Die Psychologie der Freundlichkeit
Moderne Sozialpsychologie bestätigt, was die Stoiker intuitiv wussten: Freundliche Handlungen, auch wenn sie klein sind, verändern das Selbstbild des Handelnden. Untersuchungen zeigen, dass altruistisches Verhalten dopaminerge Aktivität auslöst und soziale Verbundenheit stärkt.
Doch entscheidend ist: Freundlichkeit wirkt nicht nur nach außen, sondern auch nach innen. Wer andere entmenschlicht, stumpft gegenüber sich selbst ab. Jede kleinliche Ungeduld, jede unachtsame Grobheit hinterlässt Spuren im Charakter. Freundlichkeit hingegen trainiert Wahrnehmung, Geduld und Selbstachtung.
Freundlichkeit in der Praxis: Die kleinen Prüfungen des Alltags
Die wahren Prüfungen des Charakters finden nicht auf der Bühne statt, sondern im Unsichtbaren:
- Wie sprechen wir mit jemandem, der uns nichts nützt?
- Wie reagieren wir auf Fehler, die uns ärgern, aber niemanden schädigen?
- Wie verhalten wir uns gegenüber Menschen, deren Schwäche uns an unsere eigene erinnert?
Freundlichkeit ist kein strategisches Verhalten. Sie ist eine Gewohnheit der Wahrnehmung. Menschen sind keine austauschbaren Funktionen, sondern Schnittpunkte gelebter Existenz. Wer sie als solche wahrnimmt, vergrößert nicht nur ihre, sondern auch die eigene Welt.
Die moralische Ökonomie der Aufmerksamkeit
In einer Kultur, die Effizienz über Empathie stellt, ist Freundlichkeit eine Form stillen Widerstands. Sie widerspricht der Logik von Geschwindigkeit und Nutzenmaximierung, indem sie Raum für Menschlichkeit schafft.
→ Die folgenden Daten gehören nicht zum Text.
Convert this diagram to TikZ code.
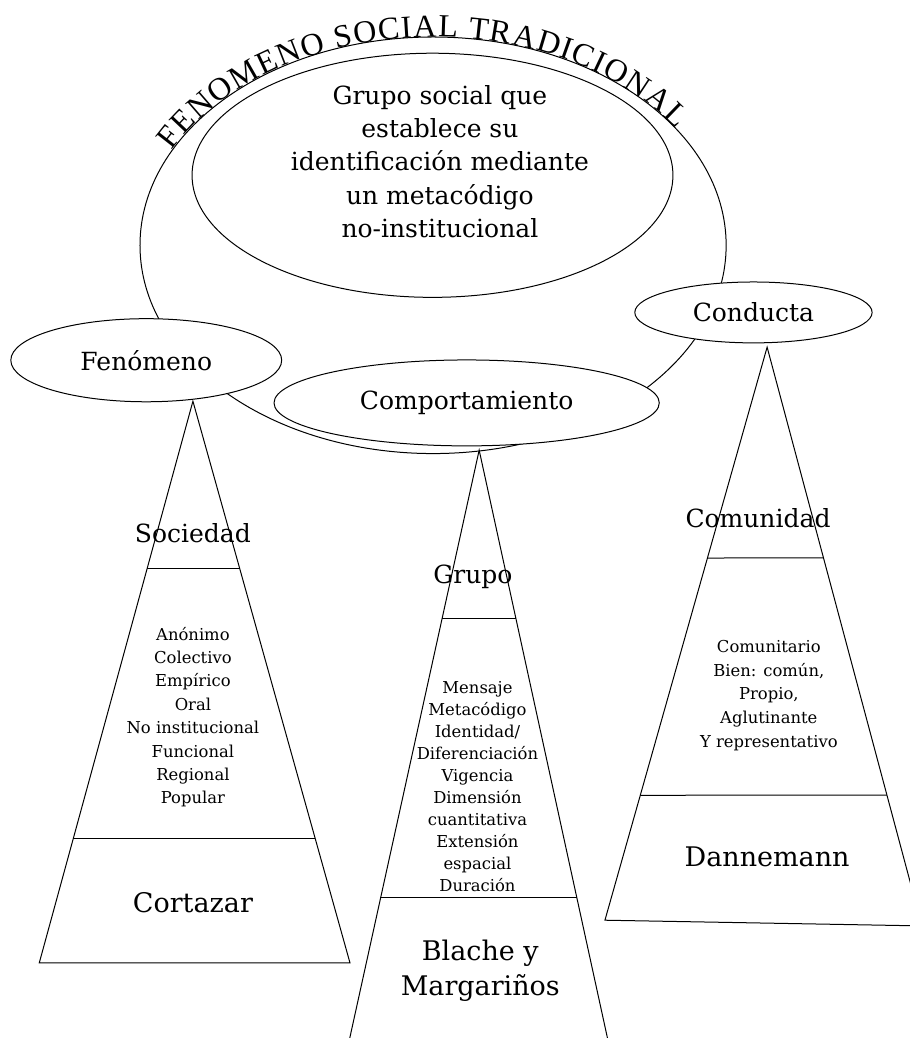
\documentclass[tikz,border=0pt]{standalone}
\usepackage{fontspec}
\setmainfont{DejaVu Serif}
\newfontfamily\titulofont{Liberation Serif}
\usetikzlibrary{shapes.geometric,calc,decorations.text}

\begin{document}
\begin{tikzpicture}[line width=0.5pt,
  oval/.style={draw,ellipse,fill=white,inner sep=0pt},
  etiqueta/.style={font=\fontsize{12.5}{15}\selectfont},
  autor/.style={font=\fontsize{13.5}{17.5}\selectfont,align=center},
  rasgos/.style={font=\fontsize{8.2}{#1}\selectfont,align=center},
  rasgos/.default=11.7]
  \useasboundingbox (0,0) rectangle (15.99,-18.24);
  \clip (0,0) rectangle (15.99,-18.24);

  \draw (7.61,-4.31) ellipse [x radius=5.15,y radius=3.66];
  \path[decorate,decoration={text along path,text align=fit to path,
      text={|\titulofont\fontsize{16}{18}\selectfont|FENOMENO SOCIAL TRADICIONAL}}]
    (7.61,-4.31) ++(153:5.15 and 3.66) arc[start angle=153,end angle=34,x radius=5.15,y radius=3.66];
  \node[oval,minimum width=8.45cm,minimum height=4.29cm] (nucleo) at (7.60,-3.08) {};
  \node[align=center,font=\fontsize{12.5}{16.7}\selectfont] (definicion) at (7.73,-2.84)
    {Grupo social que\\establece su\\identificación mediante\\un metacódigo\\no-institucional};

  \coordinate (sa) at (3.39,-7.05);
  \coordinate (sbl) at (0.69,-16.92);
  \coordinate (sbr) at (6.15,-16.92);
  \draw (sa) -- (sbl) -- (sbr) -- cycle;
  \draw ($(sa)!0.297!(sbl)$) -- ($(sa)!0.297!(sbr)$);
  \draw ($(sa)!0.779!(sbl)$) -- ($(sa)!0.779!(sbr)$);
  \node[etiqueta] (sociedad) at (3.39,-9.37) {Sociedad};
  \node[rasgos] (rasgossoc) at (3.39,-12.60)
    {Anónimo\\Colectivo\\Empírico\\Oral\\No institucional\\Funcional\\Regional\\Popular};
  \node[autor] (cortazar) at (3.39,-15.87) {Cortazar};

  \coordinate (ga) at (8.42,-7.91);
  \coordinate (gbl) at (6.10,-18.45);
  \coordinate (gbr) at (10.72,-18.45);
  \draw (gbl) -- (ga) -- (gbr);
  \draw ($(ga)!0.28!(gbl)$) -- ($(ga)!0.28!(gbr)$);
  \draw ($(ga)!0.745!(gbl)$) -- ($(ga)!0.745!(gbr)$);
  \node[etiqueta] (grupo) at (8.31,-10.14) {Grupo};
  \node[rasgos=11] (rasgosgru) at (8.39,-13.83)
    {Mensaje\\Metacódigo\\Identidad/\\Diferenciación\\Vigencia\\Dimensión\\cuantitativa\\Extensión\\espacial\\Duración};
  \node[autor] (blache) at (8.44,-17.06) {Blache y\\Margariños};

  \coordinate (ca) at (13.48,-6.10);
  \coordinate (cbl) at (10.63,-16.17);
  \coordinate (cbr) at (16.20,-16.27);
  \draw (ca) -- (cbl) -- (cbr) -- cycle;
  \draw ($(ca)!0.368!(cbl)$) -- ($(ca)!0.364!(cbr)$);
  \draw ($(ca)!0.782!(cbl)$) -- ($(ca)!0.774!(cbr)$);
  \node[etiqueta] (comunidad) at (13.32,-9.10) {Comunidad};
  \node[rasgos=11.9] (rasgoscom) at (13.51,-12.22)
    {Comunitario\\Bien: común,\\Propio,\\Aglutinante\\Y representativo};
  \node[autor] (dannemann) at (13.48,-15.06) {Dannemann};

  \node[oval,etiqueta,minimum width=4.76cm,minimum height=1.46cm] (fenomeno) at (2.57,-6.33) {Fenómeno};
  \node[oval,etiqueta,minimum width=6.77cm,minimum height=1.51cm] (comport) at (8.20,-7.08) {Comportamiento};
  \node[oval,etiqueta,minimum width=4.17cm,minimum height=1.07cm] (conducta) at (13.24,-5.49) {Conducta};
\end{tikzpicture}
\end{document}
Freundlichkeit „kostet“ Zeit – aber sie produziert Sinn.
Der Wirtschaftsethiker Adam Smith, oft nur als Theoretiker des Eigeninteresses gelesen, schrieb in seiner Theory of Moral Sentiments (1759): „Wie selbstsüchtig der Mensch auch sein mag, es liegt doch etwas in seiner Natur, das ihn Anteil nehmen lässt am Schicksal anderer.“ Smiths Einsicht verbindet ökonomisches Handeln mit moralischem Empfinden: Märkte können nur funktionieren, wenn Menschen fähig sind, den Anderen als fühlendes Wesen zu erkennen.
Fazit: Freundlichkeit als bewusste Wahl
Freundlichkeit ist keine Schwäche. Sie ist ein Zeichen innerer Stärke. Sie verkörpert die Fähigkeit, das Menschliche im Anderen zu sehen, selbst wenn es uns nichts nützt.
Die Welt verlangt nicht nach strategischer Nettigkeit, sondern nach geübter Menschlichkeit. Jeder alltägliche Kontakt – im Verkehr, im Büro, im Supermarkt – ist eine Gelegenheit zur moralischen Praxis.
Zeige Freundlichkeit. Nicht, weil andere sie verdienen, sondern weil du es verdienst, jemand zu sein, der fähig ist, freundlich zu sein.